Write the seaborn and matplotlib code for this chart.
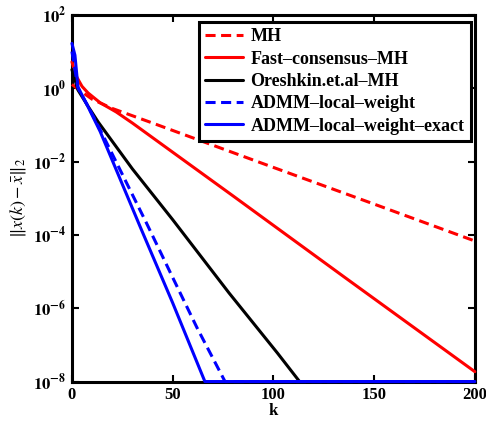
import numpy as np
import pandas as pd
import seaborn as sns
import matplotlib
matplotlib.use("Agg")
import matplotlib.pyplot as plt
from matplotlib.ticker import FixedLocator, FuncFormatter

# values (k, ||x(k) - xbar||_2), floor at 1e-8
k_mh = [0, 5, 10, 20, 40, 75, 100, 150, 200]
e_mh = [1.26, 0.79, 0.50, 0.28, 0.112, 0.022, 6.9e-3, 6.9e-4, 6.8e-5]

k_fast = [0, 2, 5, 8, 14, 22, 30, 80, 135, 200]
e_fast = [5.2, 2.2, 1.12, 0.74, 0.40, 0.224, 0.112, 1.15e-3, 7.2e-6, 1.86e-8]

k_ore = [0, 3, 8, 13, 30, 50, 78, 102, 113, 200]
e_ore = [3.2, 0.89, 0.32, 0.12, 6.3e-3, 2.6e-4, 2.6e-6, 6.0e-8, 1e-8, 1e-8]

k_admm = [0, 3, 8, 14, 37, 50, 62, 76, 200]
e_admm = [10.0, 1.0, 0.32, 0.074, 2.1e-4, 6.9e-6, 3.0e-7, 1e-8, 1e-8]

k_exact = [0, 1.5, 3, 8, 14, 34, 50, 66, 200]
e_exact = [16.6, 7.9, 1.07, 0.31, 0.066, 1.6e-4, 1.4e-6, 1e-8, 1e-8]

labels = ["MH", "Fast\u2013consensus\u2013MH", "Oreshkin.et.al\u2013MH",
          "ADMM\u2013local\u2013weight", "ADMM\u2013local\u2013weight\u2013exact"]
colors = ["#ff0000", "#ff0000", "#000000", "#0000ff", "#0000ff"]
dashed = [True, False, False, True, False]

sns.set_style("ticks", {"axes.edgecolor": "black", "xtick.color": "black",
                        "ytick.color": "black", "text.color": "black",
                        "axes.labelcolor": "black"})
plt.rcParams["font.family"] = ["Liberation Serif", "DejaVu Serif"]
plt.rcParams["mathtext.fontset"] = "stix"

fig = plt.figure(figsize=(4.86, 4.23), dpi=100)
ax = fig.add_axes([0.148, 0.098, 0.829, 0.867])

series = [(k_mh, e_mh), (k_fast, e_fast), (k_ore, e_ore),
          (k_admm, e_admm), (k_exact, e_exact)]
for (kk, ee), lab, col, dsh in zip(series, labels, colors, dashed):
    sns.lineplot(x=kk, y=ee, ax=ax, color=col, linewidth=2.2, label=lab,
                 clip_on=False, zorder=3)
    if dsh:
        ax.lines[-1].set_dashes((3.3, 1.8))

ax.set_yscale("log")
ax.set_xlim(0, 200)
ax.set_ylim(1e-8, 1e2)
ax.xaxis.set_major_locator(FixedLocator([0, 50, 100, 150, 200]))
ax.yaxis.set_major_locator(FixedLocator([1e-8, 1e-6, 1e-4, 1e-2, 1e0, 1e2]))
ax.yaxis.set_minor_locator(FixedLocator([]))
ax.yaxis.set_major_formatter(FuncFormatter(
    lambda v, p: r"$\mathbf{10^{%d}}$" % int(round(np.log10(v)))))
ax.tick_params(axis="both", which="both", direction="in", length=5, width=1.5,
               top=True, right=True, labelsize=12, pad=4, colors="black")
for t in ax.get_xticklabels():
    t.set_fontweight("bold")
for s in ax.spines.values():
    s.set_linewidth(2.2)
    s.set_color("black")
    s.set_visible(True)

ax.set_xlabel("k", fontsize=12, fontweight="bold", labelpad=0)
ax.set_ylabel(r"$\Vert x(k)-\bar{x}\Vert_2$", fontsize=13, labelpad=4)

leg = ax.legend(loc="upper right", bbox_to_anchor=(0.99, 0.981), borderaxespad=0,
                prop={"weight": "bold", "size": 13}, handlelength=2.1,
                handletextpad=0.4, labelspacing=0.3, borderpad=0.35,
                fancybox=False, framealpha=1, edgecolor="black")
leg.get_frame().set_linewidth(2.2)
for h, dsh in zip(leg.get_lines(), dashed):
    if dsh:
        h.set_dashes((3.3, 1.8))

fig.savefig("out.png", dpi=100)
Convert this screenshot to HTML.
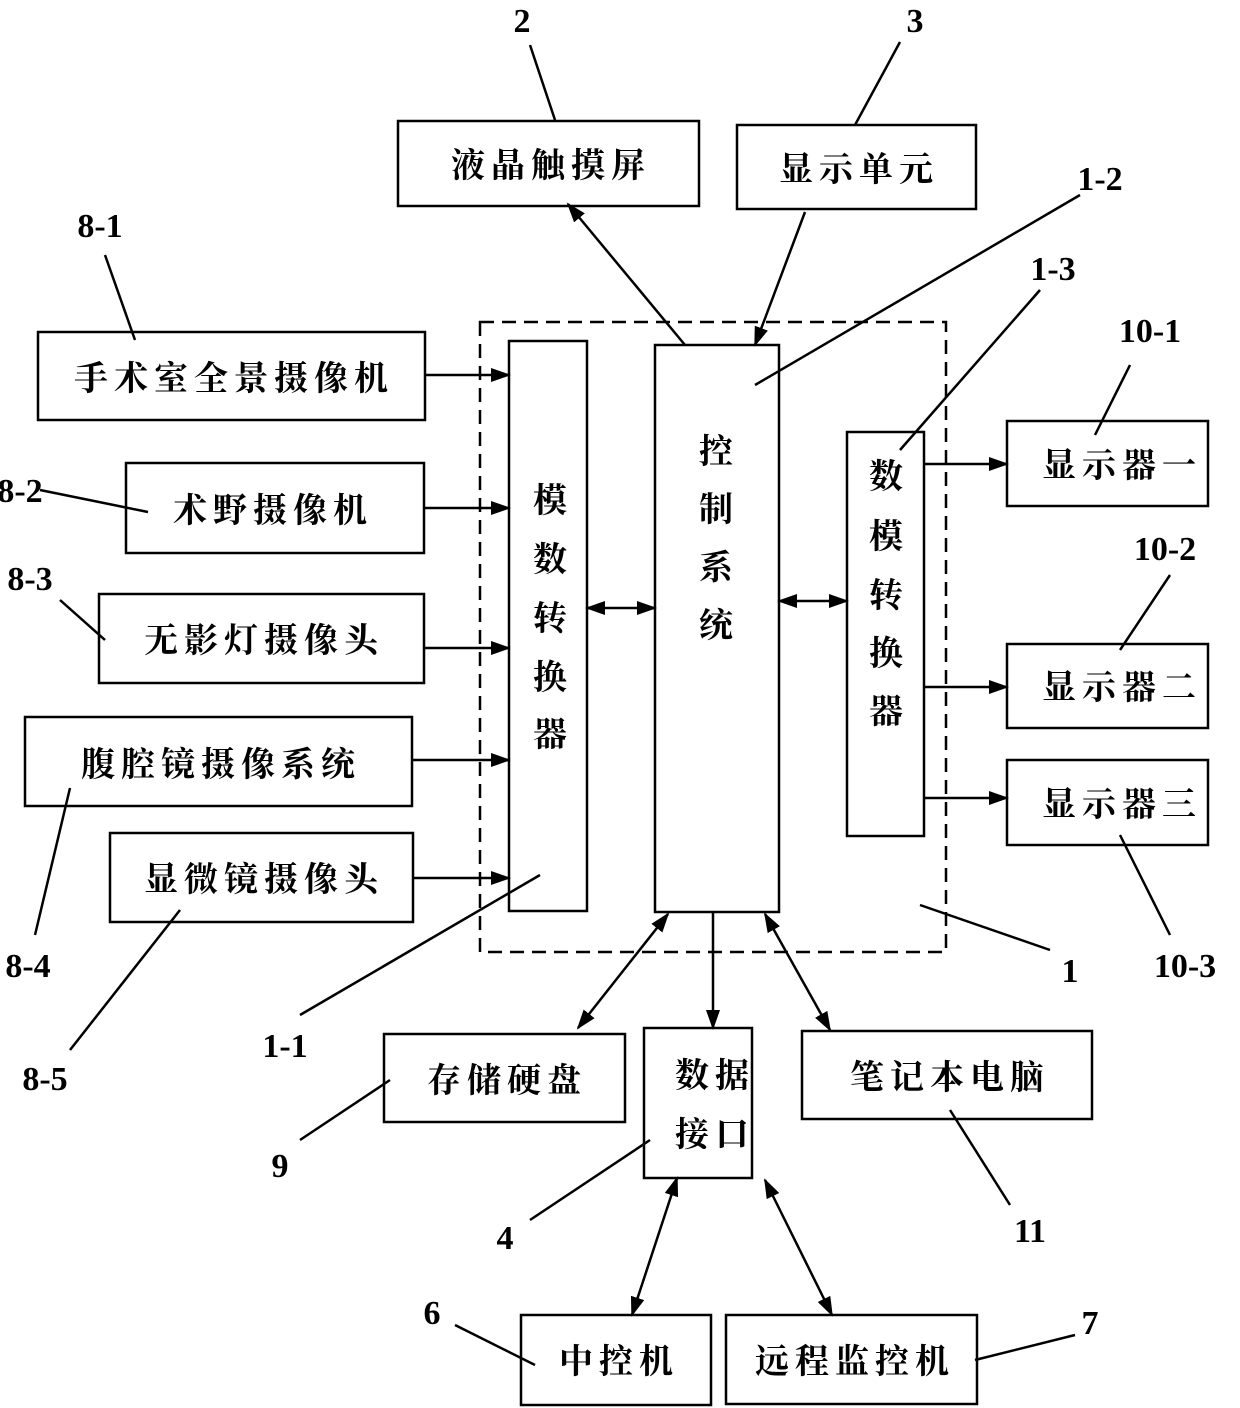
——
Omitting all images, print the listing exactly.

Written solution:
Write the seaborn and matplotlib code for this chart.
import numpy as np
import pandas as pd
import seaborn as sns
import matplotlib
matplotlib.use("Agg")
import matplotlib.pyplot as plt
from matplotlib.ticker import FixedLocator, FuncFormatter

# values (k, ||x(k) - xbar||_2), floor at 1e-8
k_mh = [0, 5, 10, 20, 40, 75, 100, 150, 200]
e_mh = [1.26, 0.79, 0.50, 0.28, 0.112, 0.022, 6.9e-3, 6.9e-4, 6.8e-5]

k_fast = [0, 2, 5, 8, 14, 22, 30, 80, 135, 200]
e_fast = [5.2, 2.2, 1.12, 0.74, 0.40, 0.224, 0.112, 1.15e-3, 7.2e-6, 1.86e-8]

k_ore = [0, 3, 8, 13, 30, 50, 78, 102, 113, 200]
e_ore = [3.2, 0.89, 0.32, 0.12, 6.3e-3, 2.6e-4, 2.6e-6, 6.0e-8, 1e-8, 1e-8]

k_admm = [0, 3, 8, 14, 37, 50, 62, 76, 200]
e_admm = [10.0, 1.0, 0.32, 0.074, 2.1e-4, 6.9e-6, 3.0e-7, 1e-8, 1e-8]

k_exact = [0, 1.5, 3, 8, 14, 34, 50, 66, 200]
e_exact = [16.6, 7.9, 1.07, 0.31, 0.066, 1.6e-4, 1.4e-6, 1e-8, 1e-8]

labels = ["MH", "Fast\u2013consensus\u2013MH", "Oreshkin.et.al\u2013MH",
          "ADMM\u2013local\u2013weight", "ADMM\u2013local\u2013weight\u2013exact"]
colors = ["#ff0000", "#ff0000", "#000000", "#0000ff", "#0000ff"]
dashed = [True, False, False, True, False]

sns.set_style("ticks", {"axes.edgecolor": "black", "xtick.color": "black",
                        "ytick.color": "black", "text.color": "black",
                        "axes.labelcolor": "black"})
plt.rcParams["font.family"] = ["Liberation Serif", "DejaVu Serif"]
plt.rcParams["mathtext.fontset"] = "stix"

fig = plt.figure(figsize=(4.86, 4.23), dpi=100)
ax = fig.add_axes([0.148, 0.098, 0.829, 0.867])

series = [(k_mh, e_mh), (k_fast, e_fast), (k_ore, e_ore),
          (k_admm, e_admm), (k_exact, e_exact)]
for (kk, ee), lab, col, dsh in zip(series, labels, colors, dashed):
    sns.lineplot(x=kk, y=ee, ax=ax, color=col, linewidth=2.2, label=lab,
                 clip_on=False, zorder=3)
    if dsh:
        ax.lines[-1].set_dashes((3.3, 1.8))

ax.set_yscale("log")
ax.set_xlim(0, 200)
ax.set_ylim(1e-8, 1e2)
ax.xaxis.set_major_locator(FixedLocator([0, 50, 100, 150, 200]))
ax.yaxis.set_major_locator(FixedLocator([1e-8, 1e-6, 1e-4, 1e-2, 1e0, 1e2]))
ax.yaxis.set_minor_locator(FixedLocator([]))
ax.yaxis.set_major_formatter(FuncFormatter(
    lambda v, p: r"$\mathbf{10^{%d}}$" % int(round(np.log10(v)))))
ax.tick_params(axis="both", which="both", direction="in", length=5, width=1.5,
               top=True, right=True, labelsize=12, pad=4, colors="black")
for t in ax.get_xticklabels():
    t.set_fontweight("bold")
for s in ax.spines.values():
    s.set_linewidth(2.2)
    s.set_color("black")
    s.set_visible(True)

ax.set_xlabel("k", fontsize=12, fontweight="bold", labelpad=0)
ax.set_ylabel(r"$\Vert x(k)-\bar{x}\Vert_2$", fontsize=13, labelpad=4)

leg = ax.legend(loc="upper right", bbox_to_anchor=(0.99, 0.981), borderaxespad=0,
                prop={"weight": "bold", "size": 13}, handlelength=2.1,
                handletextpad=0.4, labelspacing=0.3, borderpad=0.35,
                fancybox=False, framealpha=1, edgecolor="black")
leg.get_frame().set_linewidth(2.2)
for h, dsh in zip(leg.get_lines(), dashed):
    if dsh:
        h.set_dashes((3.3, 1.8))

fig.savefig("out.png", dpi=100)
Convert this screenshot to HTML.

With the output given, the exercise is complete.